## What the task requires
Stop at the line containing "return (H - B - p) / ph": write out every line from the beginning of the entries up to and including it, minus the pictures.

## Information provided

.....

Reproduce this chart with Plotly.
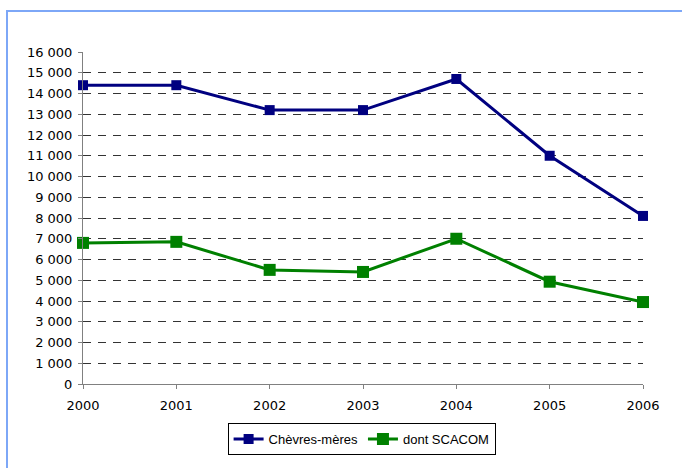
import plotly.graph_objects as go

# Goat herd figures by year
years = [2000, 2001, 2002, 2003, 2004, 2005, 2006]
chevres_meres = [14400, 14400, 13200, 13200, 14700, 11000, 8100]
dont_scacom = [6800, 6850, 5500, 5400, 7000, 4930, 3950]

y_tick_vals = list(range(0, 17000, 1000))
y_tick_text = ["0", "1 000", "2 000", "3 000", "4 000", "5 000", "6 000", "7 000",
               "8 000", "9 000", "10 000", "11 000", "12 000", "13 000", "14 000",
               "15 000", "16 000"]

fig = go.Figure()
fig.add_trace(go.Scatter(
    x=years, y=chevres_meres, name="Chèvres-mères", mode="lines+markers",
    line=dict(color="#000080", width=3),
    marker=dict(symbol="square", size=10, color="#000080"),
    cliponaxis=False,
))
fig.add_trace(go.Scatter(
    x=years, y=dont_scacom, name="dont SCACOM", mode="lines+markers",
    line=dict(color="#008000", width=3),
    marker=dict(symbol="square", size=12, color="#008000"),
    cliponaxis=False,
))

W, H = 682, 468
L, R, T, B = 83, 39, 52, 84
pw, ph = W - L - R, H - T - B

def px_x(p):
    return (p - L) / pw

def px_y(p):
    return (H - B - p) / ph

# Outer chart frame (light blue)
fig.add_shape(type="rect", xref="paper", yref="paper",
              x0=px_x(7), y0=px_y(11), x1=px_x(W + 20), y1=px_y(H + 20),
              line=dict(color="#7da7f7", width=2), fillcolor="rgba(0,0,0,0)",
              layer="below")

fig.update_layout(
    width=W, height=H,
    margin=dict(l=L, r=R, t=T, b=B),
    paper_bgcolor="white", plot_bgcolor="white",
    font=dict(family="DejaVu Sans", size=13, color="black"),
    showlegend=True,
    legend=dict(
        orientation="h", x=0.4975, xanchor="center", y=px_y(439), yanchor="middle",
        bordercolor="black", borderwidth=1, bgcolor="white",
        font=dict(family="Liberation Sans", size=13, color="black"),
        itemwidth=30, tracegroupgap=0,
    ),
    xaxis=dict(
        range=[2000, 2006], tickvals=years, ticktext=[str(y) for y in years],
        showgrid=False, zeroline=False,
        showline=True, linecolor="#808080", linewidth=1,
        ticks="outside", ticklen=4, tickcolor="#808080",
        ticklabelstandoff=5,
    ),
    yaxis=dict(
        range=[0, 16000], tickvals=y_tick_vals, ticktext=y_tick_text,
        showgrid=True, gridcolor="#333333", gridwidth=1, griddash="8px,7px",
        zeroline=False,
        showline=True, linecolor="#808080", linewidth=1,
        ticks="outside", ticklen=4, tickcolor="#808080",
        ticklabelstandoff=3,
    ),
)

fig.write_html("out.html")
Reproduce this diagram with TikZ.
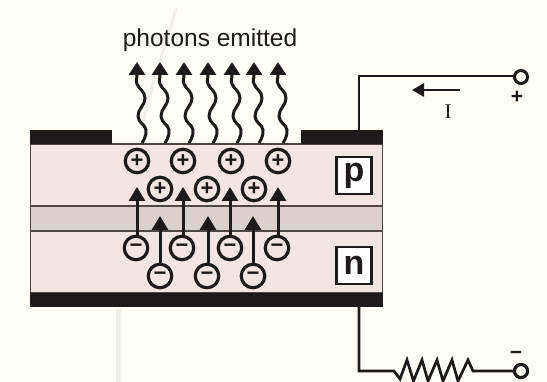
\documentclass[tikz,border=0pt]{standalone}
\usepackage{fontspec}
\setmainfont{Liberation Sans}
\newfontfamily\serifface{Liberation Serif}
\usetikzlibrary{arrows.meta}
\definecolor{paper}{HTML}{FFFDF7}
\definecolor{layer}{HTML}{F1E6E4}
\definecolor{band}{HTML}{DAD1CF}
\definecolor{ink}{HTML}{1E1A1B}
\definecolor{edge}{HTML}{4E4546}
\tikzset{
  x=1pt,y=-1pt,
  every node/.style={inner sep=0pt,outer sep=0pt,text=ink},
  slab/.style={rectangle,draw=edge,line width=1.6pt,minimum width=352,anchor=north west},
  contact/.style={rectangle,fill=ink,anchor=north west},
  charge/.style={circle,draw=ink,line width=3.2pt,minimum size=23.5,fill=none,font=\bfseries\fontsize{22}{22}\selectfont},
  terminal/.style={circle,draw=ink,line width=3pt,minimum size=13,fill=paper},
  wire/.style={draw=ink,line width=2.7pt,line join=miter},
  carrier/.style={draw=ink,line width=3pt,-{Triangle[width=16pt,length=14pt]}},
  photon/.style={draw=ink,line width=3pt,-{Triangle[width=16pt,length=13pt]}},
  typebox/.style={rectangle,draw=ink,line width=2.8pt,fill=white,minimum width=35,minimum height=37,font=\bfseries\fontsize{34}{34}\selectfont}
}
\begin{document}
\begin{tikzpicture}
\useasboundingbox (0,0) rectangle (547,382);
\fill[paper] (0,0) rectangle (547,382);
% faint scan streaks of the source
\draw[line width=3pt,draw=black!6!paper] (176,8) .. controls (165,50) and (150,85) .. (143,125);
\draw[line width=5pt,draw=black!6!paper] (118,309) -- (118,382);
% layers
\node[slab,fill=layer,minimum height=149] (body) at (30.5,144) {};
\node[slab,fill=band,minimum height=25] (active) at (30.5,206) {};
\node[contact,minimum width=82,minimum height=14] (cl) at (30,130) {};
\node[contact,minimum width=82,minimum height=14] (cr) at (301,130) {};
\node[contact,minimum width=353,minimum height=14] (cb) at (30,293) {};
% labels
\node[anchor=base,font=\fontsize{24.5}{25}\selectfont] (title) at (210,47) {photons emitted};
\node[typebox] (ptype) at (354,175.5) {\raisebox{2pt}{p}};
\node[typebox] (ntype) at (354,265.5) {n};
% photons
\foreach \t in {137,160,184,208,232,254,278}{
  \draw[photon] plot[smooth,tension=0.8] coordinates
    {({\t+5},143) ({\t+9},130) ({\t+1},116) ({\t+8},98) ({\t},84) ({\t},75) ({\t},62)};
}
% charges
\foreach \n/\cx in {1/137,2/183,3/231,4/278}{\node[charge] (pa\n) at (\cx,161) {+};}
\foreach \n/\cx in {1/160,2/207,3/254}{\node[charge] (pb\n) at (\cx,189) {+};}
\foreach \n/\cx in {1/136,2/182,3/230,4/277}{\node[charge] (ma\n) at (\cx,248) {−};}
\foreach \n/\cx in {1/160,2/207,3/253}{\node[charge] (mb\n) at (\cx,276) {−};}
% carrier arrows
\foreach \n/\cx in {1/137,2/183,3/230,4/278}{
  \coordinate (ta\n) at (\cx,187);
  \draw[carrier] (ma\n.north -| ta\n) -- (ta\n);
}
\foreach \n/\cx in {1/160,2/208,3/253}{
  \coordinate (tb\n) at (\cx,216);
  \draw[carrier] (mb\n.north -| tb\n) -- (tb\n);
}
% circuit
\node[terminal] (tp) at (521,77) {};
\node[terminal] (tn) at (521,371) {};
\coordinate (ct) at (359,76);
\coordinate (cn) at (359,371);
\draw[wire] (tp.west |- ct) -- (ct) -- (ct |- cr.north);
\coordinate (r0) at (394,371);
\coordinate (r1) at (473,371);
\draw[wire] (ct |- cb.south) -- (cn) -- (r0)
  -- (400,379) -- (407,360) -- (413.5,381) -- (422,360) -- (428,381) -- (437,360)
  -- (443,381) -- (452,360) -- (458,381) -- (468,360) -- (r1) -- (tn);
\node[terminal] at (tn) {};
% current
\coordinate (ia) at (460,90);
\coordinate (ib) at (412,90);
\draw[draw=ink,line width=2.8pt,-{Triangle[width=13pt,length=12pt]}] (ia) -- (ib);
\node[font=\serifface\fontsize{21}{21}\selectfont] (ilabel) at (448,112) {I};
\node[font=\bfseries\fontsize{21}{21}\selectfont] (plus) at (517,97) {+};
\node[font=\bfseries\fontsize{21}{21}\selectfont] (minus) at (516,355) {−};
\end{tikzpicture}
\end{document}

.....

## Complete answer
Reproduce this chart with Plotly.
import plotly.graph_objects as go

# Goat herd figures by year
years = [2000, 2001, 2002, 2003, 2004, 2005, 2006]
chevres_meres = [14400, 14400, 13200, 13200, 14700, 11000, 8100]
dont_scacom = [6800, 6850, 5500, 5400, 7000, 4930, 3950]

y_tick_vals = list(range(0, 17000, 1000))
y_tick_text = ["0", "1 000", "2 000", "3 000", "4 000", "5 000", "6 000", "7 000",
               "8 000", "9 000", "10 000", "11 000", "12 000", "13 000", "14 000",
               "15 000", "16 000"]

fig = go.Figure()
fig.add_trace(go.Scatter(
    x=years, y=chevres_meres, name="Chèvres-mères", mode="lines+markers",
    line=dict(color="#000080", width=3),
    marker=dict(symbol="square", size=10, color="#000080"),
    cliponaxis=False,
))
fig.add_trace(go.Scatter(
    x=years, y=dont_scacom, name="dont SCACOM", mode="lines+markers",
    line=dict(color="#008000", width=3),
    marker=dict(symbol="square", size=12, color="#008000"),
    cliponaxis=False,
))

W, H = 682, 468
L, R, T, B = 83, 39, 52, 84
pw, ph = W - L - R, H - T - B

def px_x(p):
    return (p - L) / pw

def px_y(p):
    return (H - B - p) / ph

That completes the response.